Sunday, September 19, 2010

Monash Gallery of Art

Thursday 16th September 2010 we visited the MGA to see the Ponch Hawkes Photography as well as some other artists.

Ponch Hawkes was a photographer who used actors and performers for her night time photography. 
It was interesting the way she used car lights to give that particular look in her work. Her pictures usually were of random travels and featured weird things in some such as a man holding a mug, a man skipping, etc. But these peieces featured a main colour as well such as the man skipping had a blueish green top and the photo had some bottle shop glowy bits in it that were the same colour for the bottles. The man holding the mug (red) also had another red part in the picture.

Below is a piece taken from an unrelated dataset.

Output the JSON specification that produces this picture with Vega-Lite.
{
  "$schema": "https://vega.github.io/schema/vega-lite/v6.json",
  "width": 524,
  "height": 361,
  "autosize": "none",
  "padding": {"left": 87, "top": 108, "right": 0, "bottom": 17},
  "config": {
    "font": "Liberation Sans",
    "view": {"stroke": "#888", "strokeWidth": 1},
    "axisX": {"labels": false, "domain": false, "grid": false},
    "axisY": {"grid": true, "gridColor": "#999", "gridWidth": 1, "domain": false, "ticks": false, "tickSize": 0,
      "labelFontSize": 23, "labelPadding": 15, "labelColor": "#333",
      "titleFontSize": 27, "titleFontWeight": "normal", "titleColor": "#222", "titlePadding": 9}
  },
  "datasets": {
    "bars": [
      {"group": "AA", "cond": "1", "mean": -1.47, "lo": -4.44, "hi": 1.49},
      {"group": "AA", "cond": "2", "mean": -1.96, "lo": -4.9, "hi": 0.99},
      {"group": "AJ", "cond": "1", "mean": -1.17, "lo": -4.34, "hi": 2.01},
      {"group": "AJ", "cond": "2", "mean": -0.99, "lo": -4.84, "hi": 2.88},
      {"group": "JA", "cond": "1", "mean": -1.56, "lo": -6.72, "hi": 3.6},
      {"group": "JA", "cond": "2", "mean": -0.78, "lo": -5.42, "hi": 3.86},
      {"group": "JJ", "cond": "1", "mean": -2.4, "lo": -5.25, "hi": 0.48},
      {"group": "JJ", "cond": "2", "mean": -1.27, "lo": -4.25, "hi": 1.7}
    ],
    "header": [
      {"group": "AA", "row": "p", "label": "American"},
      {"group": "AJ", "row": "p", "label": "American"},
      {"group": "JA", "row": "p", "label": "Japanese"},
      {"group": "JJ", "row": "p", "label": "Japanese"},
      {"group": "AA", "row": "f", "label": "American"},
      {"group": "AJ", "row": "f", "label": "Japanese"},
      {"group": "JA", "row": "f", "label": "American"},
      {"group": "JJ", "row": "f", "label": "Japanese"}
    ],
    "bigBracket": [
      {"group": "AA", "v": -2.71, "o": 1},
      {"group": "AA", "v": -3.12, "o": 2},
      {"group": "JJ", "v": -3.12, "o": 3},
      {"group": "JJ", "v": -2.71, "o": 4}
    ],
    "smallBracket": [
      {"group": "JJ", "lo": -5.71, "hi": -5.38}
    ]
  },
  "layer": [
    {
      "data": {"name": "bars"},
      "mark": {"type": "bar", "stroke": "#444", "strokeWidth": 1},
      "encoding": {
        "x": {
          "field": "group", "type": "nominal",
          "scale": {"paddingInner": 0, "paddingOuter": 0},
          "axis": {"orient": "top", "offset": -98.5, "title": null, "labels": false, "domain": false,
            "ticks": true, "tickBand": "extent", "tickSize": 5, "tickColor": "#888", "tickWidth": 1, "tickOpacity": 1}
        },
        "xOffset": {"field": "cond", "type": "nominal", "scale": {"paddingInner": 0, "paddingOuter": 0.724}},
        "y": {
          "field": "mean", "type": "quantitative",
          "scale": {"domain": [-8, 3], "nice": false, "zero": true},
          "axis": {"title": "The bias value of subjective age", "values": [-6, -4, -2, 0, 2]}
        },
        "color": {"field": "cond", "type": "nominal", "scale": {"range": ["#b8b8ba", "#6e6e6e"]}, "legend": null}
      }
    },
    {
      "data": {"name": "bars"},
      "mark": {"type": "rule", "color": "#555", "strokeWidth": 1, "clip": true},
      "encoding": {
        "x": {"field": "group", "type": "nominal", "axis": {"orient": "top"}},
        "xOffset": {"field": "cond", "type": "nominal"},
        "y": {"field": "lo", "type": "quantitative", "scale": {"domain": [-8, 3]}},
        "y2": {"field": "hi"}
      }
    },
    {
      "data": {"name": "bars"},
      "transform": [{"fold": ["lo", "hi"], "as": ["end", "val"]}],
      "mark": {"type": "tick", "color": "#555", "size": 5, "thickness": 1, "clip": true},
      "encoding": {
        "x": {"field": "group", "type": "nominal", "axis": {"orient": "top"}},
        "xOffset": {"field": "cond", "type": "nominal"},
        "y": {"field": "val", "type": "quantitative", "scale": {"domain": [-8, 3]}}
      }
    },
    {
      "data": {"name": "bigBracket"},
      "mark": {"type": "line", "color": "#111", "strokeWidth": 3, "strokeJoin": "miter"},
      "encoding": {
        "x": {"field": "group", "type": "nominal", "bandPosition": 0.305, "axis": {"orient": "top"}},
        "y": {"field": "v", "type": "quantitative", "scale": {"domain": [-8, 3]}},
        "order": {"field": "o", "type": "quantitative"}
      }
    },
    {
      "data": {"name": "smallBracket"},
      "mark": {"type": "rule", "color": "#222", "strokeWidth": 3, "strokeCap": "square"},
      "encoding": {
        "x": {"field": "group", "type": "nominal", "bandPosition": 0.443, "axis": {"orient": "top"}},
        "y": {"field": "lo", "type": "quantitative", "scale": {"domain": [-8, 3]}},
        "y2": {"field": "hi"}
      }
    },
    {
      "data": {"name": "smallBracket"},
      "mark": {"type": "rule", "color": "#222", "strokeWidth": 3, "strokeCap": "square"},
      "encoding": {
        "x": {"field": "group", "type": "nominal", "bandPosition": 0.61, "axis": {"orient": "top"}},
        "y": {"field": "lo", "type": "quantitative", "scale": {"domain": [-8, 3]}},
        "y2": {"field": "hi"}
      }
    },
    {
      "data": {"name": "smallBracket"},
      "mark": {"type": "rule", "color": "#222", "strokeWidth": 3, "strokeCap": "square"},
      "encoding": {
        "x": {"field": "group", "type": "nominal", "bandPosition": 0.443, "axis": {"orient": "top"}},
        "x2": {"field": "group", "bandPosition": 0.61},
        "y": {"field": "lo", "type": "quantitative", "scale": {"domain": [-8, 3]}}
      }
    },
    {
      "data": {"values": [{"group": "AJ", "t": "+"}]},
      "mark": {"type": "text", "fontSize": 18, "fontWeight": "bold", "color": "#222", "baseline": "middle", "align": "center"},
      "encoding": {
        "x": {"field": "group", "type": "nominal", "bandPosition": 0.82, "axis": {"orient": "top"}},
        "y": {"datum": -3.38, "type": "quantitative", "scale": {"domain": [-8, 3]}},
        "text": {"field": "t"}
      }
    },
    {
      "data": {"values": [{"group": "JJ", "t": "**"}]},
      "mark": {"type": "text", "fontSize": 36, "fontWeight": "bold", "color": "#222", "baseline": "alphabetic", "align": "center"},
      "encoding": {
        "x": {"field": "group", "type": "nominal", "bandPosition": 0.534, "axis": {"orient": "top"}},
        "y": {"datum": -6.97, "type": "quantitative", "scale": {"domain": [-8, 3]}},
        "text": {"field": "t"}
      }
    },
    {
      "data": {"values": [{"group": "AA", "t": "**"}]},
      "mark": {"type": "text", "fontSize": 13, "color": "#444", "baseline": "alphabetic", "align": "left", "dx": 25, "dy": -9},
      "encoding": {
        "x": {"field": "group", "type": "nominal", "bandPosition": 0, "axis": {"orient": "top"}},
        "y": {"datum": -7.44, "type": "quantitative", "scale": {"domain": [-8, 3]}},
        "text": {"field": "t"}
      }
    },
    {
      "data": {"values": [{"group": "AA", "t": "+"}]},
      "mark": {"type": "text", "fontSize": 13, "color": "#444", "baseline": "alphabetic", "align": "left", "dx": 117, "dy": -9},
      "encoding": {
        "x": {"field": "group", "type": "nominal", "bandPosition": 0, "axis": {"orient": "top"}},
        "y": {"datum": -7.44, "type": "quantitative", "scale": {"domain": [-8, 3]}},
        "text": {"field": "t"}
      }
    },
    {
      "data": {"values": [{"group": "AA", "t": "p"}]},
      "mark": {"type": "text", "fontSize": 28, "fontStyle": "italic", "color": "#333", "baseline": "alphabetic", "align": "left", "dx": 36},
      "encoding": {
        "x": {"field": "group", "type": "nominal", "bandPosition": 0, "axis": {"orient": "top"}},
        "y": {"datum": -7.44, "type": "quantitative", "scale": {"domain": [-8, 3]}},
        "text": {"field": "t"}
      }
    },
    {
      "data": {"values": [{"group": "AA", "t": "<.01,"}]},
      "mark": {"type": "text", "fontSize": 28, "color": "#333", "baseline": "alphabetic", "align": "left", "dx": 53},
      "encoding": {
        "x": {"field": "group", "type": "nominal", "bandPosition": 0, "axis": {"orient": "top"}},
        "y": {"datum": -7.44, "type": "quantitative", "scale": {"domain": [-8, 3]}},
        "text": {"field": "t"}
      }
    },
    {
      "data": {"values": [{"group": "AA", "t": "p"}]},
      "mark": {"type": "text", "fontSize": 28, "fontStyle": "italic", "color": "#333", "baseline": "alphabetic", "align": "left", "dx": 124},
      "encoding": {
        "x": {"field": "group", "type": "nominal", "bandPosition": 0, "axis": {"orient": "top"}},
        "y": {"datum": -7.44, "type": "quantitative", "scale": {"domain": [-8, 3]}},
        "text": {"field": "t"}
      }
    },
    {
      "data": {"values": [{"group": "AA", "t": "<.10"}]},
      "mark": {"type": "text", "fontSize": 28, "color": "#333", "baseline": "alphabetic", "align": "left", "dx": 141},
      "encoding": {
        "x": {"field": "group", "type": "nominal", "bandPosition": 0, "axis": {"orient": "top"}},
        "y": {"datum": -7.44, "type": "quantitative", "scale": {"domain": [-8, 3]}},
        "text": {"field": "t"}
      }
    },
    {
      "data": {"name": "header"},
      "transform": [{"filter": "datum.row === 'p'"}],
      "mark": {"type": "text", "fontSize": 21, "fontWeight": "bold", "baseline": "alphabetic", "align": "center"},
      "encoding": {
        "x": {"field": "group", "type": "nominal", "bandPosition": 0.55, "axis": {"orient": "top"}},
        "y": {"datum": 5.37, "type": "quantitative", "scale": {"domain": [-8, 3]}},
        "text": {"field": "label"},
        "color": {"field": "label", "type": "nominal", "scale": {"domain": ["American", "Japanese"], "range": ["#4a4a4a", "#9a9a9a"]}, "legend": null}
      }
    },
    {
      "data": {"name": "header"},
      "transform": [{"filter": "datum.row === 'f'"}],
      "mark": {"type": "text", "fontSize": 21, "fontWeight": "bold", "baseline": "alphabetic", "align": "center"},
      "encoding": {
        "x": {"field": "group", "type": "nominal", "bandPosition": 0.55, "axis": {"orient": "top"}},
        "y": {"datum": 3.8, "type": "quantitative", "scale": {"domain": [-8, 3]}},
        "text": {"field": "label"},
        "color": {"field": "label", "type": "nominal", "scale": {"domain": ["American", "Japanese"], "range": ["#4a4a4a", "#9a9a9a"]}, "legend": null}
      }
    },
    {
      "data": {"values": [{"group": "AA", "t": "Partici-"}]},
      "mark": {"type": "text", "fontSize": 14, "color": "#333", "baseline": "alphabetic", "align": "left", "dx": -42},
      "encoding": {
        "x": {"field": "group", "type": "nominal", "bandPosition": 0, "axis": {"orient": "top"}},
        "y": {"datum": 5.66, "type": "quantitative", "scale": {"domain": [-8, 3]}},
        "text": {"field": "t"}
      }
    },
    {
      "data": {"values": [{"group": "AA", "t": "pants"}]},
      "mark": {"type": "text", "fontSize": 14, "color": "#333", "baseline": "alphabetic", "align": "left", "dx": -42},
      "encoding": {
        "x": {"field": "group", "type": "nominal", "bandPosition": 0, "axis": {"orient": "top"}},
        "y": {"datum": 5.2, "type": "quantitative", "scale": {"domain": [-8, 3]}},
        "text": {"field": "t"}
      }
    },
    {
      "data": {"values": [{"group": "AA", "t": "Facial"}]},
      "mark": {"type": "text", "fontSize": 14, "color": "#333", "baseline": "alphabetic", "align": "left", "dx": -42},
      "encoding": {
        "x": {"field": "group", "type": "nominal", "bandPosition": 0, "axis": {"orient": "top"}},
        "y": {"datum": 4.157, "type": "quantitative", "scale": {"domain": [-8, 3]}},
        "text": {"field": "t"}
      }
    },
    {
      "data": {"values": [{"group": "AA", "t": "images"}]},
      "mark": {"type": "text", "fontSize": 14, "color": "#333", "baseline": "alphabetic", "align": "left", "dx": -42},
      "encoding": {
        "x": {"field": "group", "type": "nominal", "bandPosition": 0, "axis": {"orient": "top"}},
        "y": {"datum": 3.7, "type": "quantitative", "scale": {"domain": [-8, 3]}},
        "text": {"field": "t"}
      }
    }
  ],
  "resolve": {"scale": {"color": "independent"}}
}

Robyn Stacey had the artwork with butterflies and insects pinned down to her work, which you don't notice at first glance until you look up close. The picture looks like a fisheye lens has been used even though it is like a collage in a circular shape to give it that dimension.

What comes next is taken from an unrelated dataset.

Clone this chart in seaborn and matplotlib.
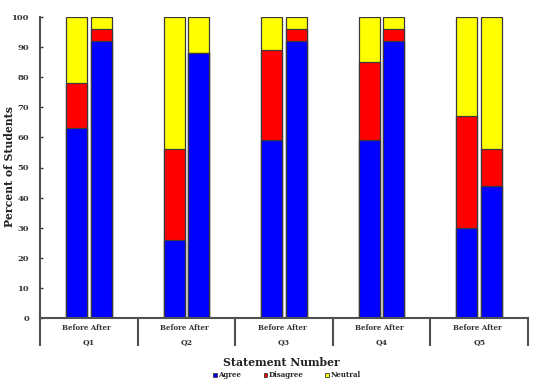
import matplotlib
matplotlib.use("Agg")
import matplotlib.pyplot as plt
from matplotlib.patches import Patch
import seaborn as sns
import pandas as pd

# Survey data, percent of students
questions = ["Q1", "Q2", "Q3", "Q4", "Q5"]
phases = ["Before", "After"]
agree_before = [63, 26, 59, 59, 30]
disagree_before = [15, 30, 30, 26, 37]
neutral_before = [22, 44, 11, 15, 33]
agree_after = [92, 88, 92, 92, 44]
disagree_after = [4, 0, 4, 4, 12]
neutral_after = [4, 12, 4, 4, 44]

answers = ["Agree", "Disagree", "Neutral"]
colors = {"Agree": "#0000FF", "Disagree": "#FF0000", "Neutral": "#FFFF00"}

# Long table, one row per bar
rows = []
for i, q in enumerate(questions):
    rows.append([q, "Before", agree_before[i], disagree_before[i], neutral_before[i]])
    rows.append([q, "After", agree_after[i], disagree_after[i], neutral_after[i]])
df = pd.DataFrame(rows, columns=["Question", "Phase", "Agree", "Disagree", "Neutral"])

# cumulative heights for stacking (drawn back to front)
df["top_agree"] = df["Agree"]
df["top_disagree"] = df["Agree"] + df["Disagree"]
df["top_neutral"] = df["Agree"] + df["Disagree"] + df["Neutral"]

sns.set_style("white")
plt.rcParams["font.family"] = ["DejaVu Serif"]
plt.rcParams["font.weight"] = "bold"

edge = "#3a3a3a"
fig = plt.figure(figsize=(5.38, 3.84), dpi=100)
ax = fig.add_axes([40 / 538, 66 / 384, 488 / 538, 301 / 384])

for col, ans in [("top_neutral", "Neutral"), ("top_disagree", "Disagree"), ("top_agree", "Agree")]:
    sns.barplot(data=df, x="Question", y=col, hue="Phase", hue_order=phases,
                order=questions, palette={p: colors[ans] for p in phases},
                width=0.504, gap=0.15, edgecolor=edge, linewidth=0.9,
                errorbar=None, legend=False, ax=ax, saturation=1)

ax.set_xlim(-0.5, 4.5)
ax.set_ylim(0, 100)
ax.set_yticks(range(0, 101, 10))
ax.tick_params(axis="y", left=True, labelsize=6, length=2, width=1, direction="in",
               color=edge, labelcolor="#333333", pad=8)

# x axis: group separators as long minor ticks, labels as text
ax.set_xticks(range(len(questions)))
ax.set_xticklabels([])
ax.tick_params(axis="x", which="major", length=0)
ax.set_xticks([i - 0.5 for i in range(len(questions) + 1)], minor=True)
ax.tick_params(axis="x", which="minor", bottom=True, length=20, width=1.5,
               color="#505050", direction="out")

trans = ax.get_xaxis_transform()
for i, q in enumerate(questions):
    ax.text(i - 0.02, -0.033, "Before After", transform=trans, ha="center", va="center",
            fontsize=5, color="#333333")
    ax.text(i, -0.08, q, transform=trans, ha="center", va="center",
            fontsize=5.5, color="#333333")

for s in ["top", "right"]:
    ax.spines[s].set_visible(False)
for s in ["left", "bottom"]:
    ax.spines[s].set_color("#505050")
    ax.spines[s].set_linewidth(1.5)

ax.set_xlabel("")
ax.set_ylabel("")
fig.text(10 / 538, 1 - 166 / 384, "Percent of Students", rotation=90,
         ha="center", va="center", fontsize=7.8, color="#222222")
fig.text(281 / 538, 1 - 362 / 384, "Statement Number", ha="center", va="center",
         fontsize=7.8, color="#222222")

handles = [Patch(facecolor=colors[a], edgecolor=edge, linewidth=0.6, label=a) for a in answers]
fig.legend(handles=handles, loc="center", bbox_to_anchor=(287 / 538, 1 - 375 / 384),
           ncol=3, frameon=False, fontsize=5, handlelength=0.5, handleheight=0.5,
           handletextpad=0.2, columnspacing=3.2)

fig.savefig("out.png", dpi=100)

We then looked at John Grollings who had the tribal pictures that had no horizons or gave no indication of where you were, he got viewers to be 'zoomed in' to the picture and be focussed on what was happening. He did alot of work from Papua New Guinea. 

Rod McNicol was a Melbourne photographer who was going blind and was having emphasema. 
He photographed graveyard stones but chose to do them in Sepia rather than black and white or colour. They were cropped rather then the whole stone, and there were different age groups of the photos he captured. Another photographer – Anne Ferran took photos of what seems to be grass, it was the grass at a woman's prison in Tasmania where pregnant women would go. the position of the artwork in the gallery needed more light so that Anne's message of looking at yourself through her photos would be shown better.

The piece however in the gallery that i enjoyed the most was the illustration of Ex de Medici. There was a hidden message of beauty in things ugly. Ex was in the Canberra Barracks for the army in Timor. 
She illustratated guns, birds, skulls and tattoo like things. The piece was done with markers and inks. 
It was fascinating to see some things smudged and done wrong such as a orange flower and some other little things, that the artwork wasn't perfect at a second glance.